For more city-specific coverage details, the Palmer and Mat-Su Valley pages break out the main local service zones.
Extended corridor coverage: Eagle River and Anchorage
Eagle River and Anchorage sit on the western side of the route most drivers think about when they say "the Glenn." These calls are still common, but they involve more travel time and more planning than a short Mat-Su tow. Urban pickup points, traffic, and destination coordination start to matter more here.
That does not make them unusual. It just means the best dispatch information includes the exact neighborhood, street access, and whether the vehicle is in a lot, a driveway, or alongside active traffic.
Highway communities: Sutton, Glacier View, and farther east
As you move out past the core valley cities, the highway gets less forgiving. A breakdown near Sutton is different from a breakdown near Glacier View or farther toward Glennallen. There are fewer nearby landmarks, fewer alternate routes, and fewer easy places to stage a recovery.
That is why rural corridor calls depend on precision. Mile markers, named pullouts, cross streets, campground entrances, and GPS coordinates help narrow the location faster than a general place name.
What to expect on a Glennallen-area call
Longer corridor calls take longer to reach and longer to plan. That is not a bad sign. It is the reality of distance, weather, and safe transport. If you are farther east, be ready to explain whether the vehicle is still on the road surface, whether it can roll, and whether the destination is back toward the Mat-Su or farther onward.
That information helps determine whether the job is simple transport, a highway recovery, or a recovery that turns into a longer haul.
What to tell dispatch on any highway call
- The closest mile marker or highway landmark.
- Which direction you were traveling.
- Whether the vehicle is disabled, damaged, or off the road.
- The safest side of the road for truck access, if you know it.
- Your destination once the vehicle is loaded.

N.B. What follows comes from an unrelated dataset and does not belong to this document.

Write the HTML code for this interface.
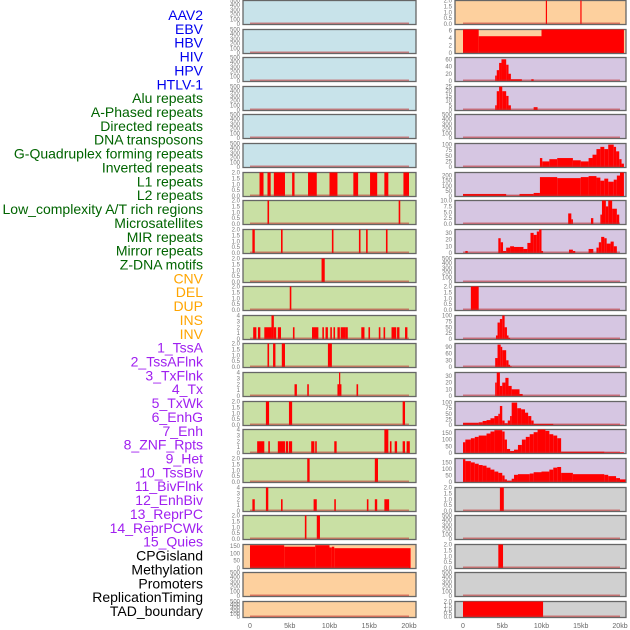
<!DOCTYPE html>
<html><head><meta charset="utf-8">
<style>
body{margin:0;background:#fff;}
svg{display:block;font-family:"Liberation Sans",sans-serif;}
</style></head>
<body>
<svg id="chart" width="630" height="630" viewBox="0 0 630 630"></svg>
<script>
const labels=["AAV2","EBV","HBV","HIV","HPV","HTLV-1","Alu repeats","A-Phased repeats","Directed repeats","DNA transposons","G-Quadruplex forming repeats","Inverted repeats","L1 repeats","L2 repeats","Low_complexity A/T rich regions","Microsatellites","MIR repeats","Mirror repeats","Z-DNA motifs","CNV","DEL","DUP","INS","INV","1_TssA","2_TssAFlnk","3_TxFlnk","4_Tx","5_TxWk","6_EnhG","7_Enh","8_ZNF_Rpts","9_Het","10_TssBiv","11_BivFlnk","12_EnhBiv","13_ReprPC","14_ReprPCWk","15_Quies","CPGisland","Methylation","Promoters","ReplicationTiming","TAD_boundary"];
const labelGroups=[6,13,5,15,5];
const groupColors=["#0000ee","#006400","#ffa500","#a020f0","#000000"];
const xTicks=[0,5,10,15,20];
const xTickLabels=["0","5kb","10kb","15kb","20kb"];
const T500=[0,100,200,300,400,500],T2=[0,0.5,1,1.5,2],T4=[0,1,2,3,4];
const midYmax=[500,500,500,500,500,500,2,2,2,2,2,4,2,4,2,4,2,4,2,160,500,500];
const midTicks=[T500,T500,T500,T500,T500,T500,T2,T2,T2,T2,T2,T4,T2,T4,T2,T4,T2,T4,T2,[0,50,100,150],T500,T500];
const midBg=["#c8e3ea","#c8e3ea","#c8e3ea","#c8e3ea","#c8e3ea","#c8e3ea","#c9e0a4","#c9e0a4","#c9e0a4","#c9e0a4","#c9e0a4","#c9e0a4","#c9e0a4","#c9e0a4","#c9e0a4","#c9e0a4","#c9e0a4","#c9e0a4","#c9e0a4","#fdd09e","#fdd09e","#fdd09e"];
const midData=[[],[],[],[],[],[],
[[1.2,1.7,2],[2.2,2.6,2],[3.0,4.4,2],[5.3,5.6,2],[7.3,8.4,2],[10,11,2],[13,13.6,2],[15.1,16,2],[16.9,17.4,2],[19.3,20,2]],
[[2.2,2.4,2],[18.7,18.9,2]],
[[0.3,0.6,2],[3.9,4.1,2],[10.3,10.5,2],[13.7,13.9,2],[14.6,14.8,2],[17.1,17.3,2]],
[[9.0,9.4,2]],
[[5.0,5.2,2]],
[[0.4,0.8,2],[1.0,1.3,2],[1.8,2.2,2],[2.2,2.7,2],[2.7,3.0,4],[3.0,3.3,2],[3.5,3.9,2],[5.4,5.6,2],[7.8,8.6,2],[9.1,9.3,2],[9.5,9.8,2],[10.1,10.3,2],[10.5,10.7,2],[11.0,11.3,2],[11.4,12.0,2],[12.0,12.3,2],[14.0,14.4,2],[14.9,15.1,2],[16.2,16.4,2],[16.8,17.0,2],[17.8,18.4,2],[18.5,18.8,2],[19.5,19.8,2]],
[[2.2,2.4,2],[2.9,3.2,2],[4.0,4.4,2],[9.8,10.3,2]],
[[5.6,5.9,2],[7.2,7.4,2],[11.0,11.2,2],[11.2,11.3,4],[11.3,11.5,2],[13.4,13.6,2]],
[[2.0,2.4,2],[4.9,5.3,2],[19.2,19.5,2]],
[[0.9,1.8,2],[2.3,2.5,2],[3.5,4.4,2],[4.5,4.8,2],[4.9,5.3,2],[7.7,8.1,2],[8.2,8.4,2],[10.6,10.9,2],[16.9,17.4,4],[17.6,17.8,2],[18.2,18.5,2],[19.2,19.5,2],[19.7,20.1,2]],
[[7.2,7.5,2],[15.7,16.1,2]],
[[0.3,0.6,2],[2.0,2.3,4],[3.9,4.1,2],[8.0,8.4,2],[10.6,10.8,2],[14.7,14.9,2],[15.7,16.0,2],[16.9,17.5,2]],
[[6.9,7.1,2],[8.4,8.8,2]],
[[0,4.3,155],[4.3,8.2,145],[8.2,10,155],[10,10.3,140],[10.3,10.6,145],[10.6,20.2,135]],
[],[]];
const PP="#d6c6e2",GR="#d0d0d0",OR="#fdd09e";
const rightBg=[OR,OR,PP,PP,PP,PP,PP,PP,PP,PP,PP,PP,PP,PP,PP,PP,PP,GR,GR,GR,GR,GR];
const rightYmax=[2,6.3,65,25,500,105,230,10,35,500,2,100,105,35,105,175,180,2,500,2,500,2];
const rightTicks=[T2,[0,2,4,6],[0,20,40,60],[0,5,10,15,20,25],T500,[0,25,50,75,100],[0,50,100,150,200],[0,2.5,5,7.5,10],[0,10,20,30],T500,T2,[0,25,50,75,100],[0,30,60,90],[0,10,20,30],[0,25,50,75,100],[0,50,100,150],[0,50,100,150],T2,T500,T2,T500,T2];
const rightData=[
[[10.55,10.7,2],[14.95,15.1,2]],
[[0,2,6.3],[2,10,4.5],[10,20.5,6.3]],
[[4.1,4.3,15],[4.3,4.6,30],[4.6,4.9,50],[4.9,5.5,60],[5.5,5.8,45],[5.8,6.1,20],[6.1,7.5,5],[8.7,9.0,5]],
[[4.1,4.3,5],[4.3,4.6,20],[4.6,5.0,25],[5.0,5.5,20],[5.5,5.8,15],[5.8,6.1,5],[9.0,9.5,3]],
[],
[[9.8,10.1,40],[10.1,11,25],[11,12,35],[12,14,40],[14,15,30],[15,16,25],[16,16.5,40],[16.5,17,55],[17,17.5,80],[17.5,18,90],[18,18.5,80],[18.5,19.2,100],[19.2,19.5,90],[19.5,19.9,70],[19.9,20.2,35],[20.2,20.5,15]],
[[0,5.5,20],[5.5,7.2,3],[7.2,9,20],[9,9.8,30],[9.8,12,185],[12,15,175],[15,16,185],[16,17,195],[17,17.5,180],[17.5,18,150],[18,18.5,170],[18.5,19.2,140],[19.2,19.6,160],[19.6,20,200],[20,20.5,230]],
[[13.4,13.8,4.5],[13.8,14,2],[16.3,16.6,2.5],[17.5,17.7,4],[17.7,18.2,10],[18.2,18.5,7.5],[18.5,19,10],[19,19.6,6.5],[19.6,19.9,4]],
[[0.3,0.6,3],[4.5,4.8,22],[4.8,5.1,16],[5.1,5.5,3],[5.5,6,8],[6,6.5,10],[6.5,7.2,9],[7.2,7.7,9],[7.7,8.2,6],[8.2,8.6,15],[8.6,9,30],[9,9.4,27],[9.4,9.7,32],[9.7,10,35],[10,10.2,3],[13.5,14,5],[14,14.3,3],[16,16.6,6],[17,17.3,8],[17.3,17.6,16],[17.6,18,24],[18,18.3,22],[18.3,18.8,14],[18.8,19.2,17],[19.2,19.6,10]],
[],
[[1.0,2.0,2]],
[[4.2,4.4,15],[4.4,4.7,70],[4.7,5.0,85],[5.0,5.3,100],[5.3,5.6,50],[5.6,5.8,15],[5.8,6.0,5]],
[[4.1,4.4,40],[4.4,4.8,100],[4.8,5.0,90],[5.0,5.5,75],[5.5,5.8,30],[5.8,6.0,10],[6.0,6.2,3]],
[[4.1,4.3,20],[4.3,4.7,35],[4.7,5.0,15],[5.0,5.4,20],[5.4,5.8,27],[5.8,6.2,15],[6.2,7.2,10],[7.2,7.6,3]],
[[0,2,10],[2,2.5,12],[2.5,3,18],[3,3.5,22],[3.5,4,30],[4,4.5,40],[4.5,4.7,50],[4.7,5,85],[5,5.3,20],[5.3,5.7,8],[5.7,6,20],[6,6.2,40],[6.2,6.9,100],[6.9,7.4,75],[7.4,7.9,70],[7.9,8.3,55],[8.3,8.7,40],[8.7,9,20],[9,11.5,5],[11.5,20.5,1]],
[[0,0.3,80],[0.3,1,100],[1,1.5,110],[1.5,2,120],[2,3,130],[3,3.5,145],[3.5,4,160],[4,5,170],[5,5.3,160],[5.3,5.6,100],[5.6,6,30],[6,6.5,15],[6.5,7,25],[7,7.5,60],[7.5,8,100],[8,8.5,120],[8.5,9,140],[9,9.5,155],[9.5,10.5,175],[10.5,11,165],[11,11.5,140],[11.5,12,130],[12,12.5,110],[12.5,18,10],[18,20.5,5]],
[[0,0.3,175],[0.3,1,160],[1,1.5,150],[1.5,2,140],[2,2.5,130],[2.5,3,125],[3,3.5,110],[3.5,4,95],[4,4.5,80],[4.5,5,70],[5,5.3,50],[5.3,5.6,20],[5.6,6.2,10],[6.2,6.5,25],[6.5,7,55],[7,8.5,60],[8.5,9,65],[9,10,75],[10,11,80],[11,11.5,95],[11.5,12,110],[12,12.5,115],[12.5,14,70],[14,18,60],[18,18.5,55],[18.5,19.5,45],[19.5,20,30],[20,20.7,20]],
[[4.7,5.2,2]],
[],
[[4.5,5.1,2]],
[],
[[0,10.2,2]]];

const NS="http://www.w3.org/2000/svg";
const svg=document.getElementById('chart');
function mk(tag,attrs,parent){const e=document.createElementNS(NS,tag);for(const k in attrs)e.setAttribute(k,attrs[k]);(parent||svg).appendChild(e);return e;}
let li=0;
labelGroups.forEach((n,g)=>{for(let j=0;j<n;j++){
 const t=mk('text',{x:203,y:20+li*13.86,'text-anchor':'end','font-size':'14',fill:groupColors[g]});
 t.textContent=labels[li];
 
 
 li++;}});
function rowTop(i){return Math.round(i*28.62);}
function rowH(i){return i===21?16:24;}
function drawCol(x0,x1,xz,x20,bgs,ymaxs,ticks,data,name){
 const xs=kb=>xz+kb*(x20-xz)/20;
 for(let i=0;i<22;i++){
  const top=rowTop(i),h=rowH(i),ymax=ymaxs[i];
  const g=mk('g',{});
  
  
  mk('rect',{x:x0,y:top+0.5,width:x1-x0,height:h,fill:bgs[i],stroke:'#666','stroke-width':1.3},g);
  const ys=v=>top+h-v/ymax*(h-0.5);
  data[i].forEach(d=>{
   const r=mk('rect',{x:xs(d[0]),y:ys(d[2]),width:Math.max(1.2,xs(d[1])-xs(d[0])),height:top+h-ys(d[2]),fill:'#ff0000'},g);
   
   
  });
  mk('rect',{x:xs(0),y:top+h-1.5,width:xs(20)-xs(0),height:1.5,fill:'#c03030',opacity:0.55},g);
  const dec=ticks[i].some(v=>v%1!==0);
  ticks[i].forEach(v=>{
   const t=mk('text',{x:x0-3,y:ys(v)+2,'text-anchor':'end','font-size':'6',fill:'#777'},g);
   t.textContent=dec?v.toFixed(1):String(v);
   
   
  });
 }
 xTicks.forEach((v,k)=>{
  const t=mk('text',{x:xs(v),y:628,'text-anchor':'middle','font-size':'7',fill:'#666'});
  t.textContent=xTickLabels[k];
  
  
 });
}
drawCol(243,416,250,409,midBg,midYmax,midTicks,midData,'middle');
drawCol(455,626,463,620,rightBg,rightYmax,rightTicks,rightData,'right');
</script>
</body></html>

If the vehicle needs a careful load, collision transport, or long-distance movement, a flatbed tow is usually the most flexible option.
FAQs
Do I need to know my exact mile marker?
It helps a lot, but any solid landmark is useful. If you do not know the marker, use your map app, a business sign, campground, turnout, or visible road junction.
Is there a difference between local towing and highway towing?
Yes. Highway towing often involves longer travel time, more scene setup, and more complicated loading conditions than a normal in-town pickup.
Where can I check the main areas you serve?
The service areas page gives the broad coverage picture across the corridor.
The Glenn Highway feels familiar until your vehicle stops on it. Then the details matter. If you know where you are, what the car needs, and where it needs to go next, the tow goes smoother from the first call.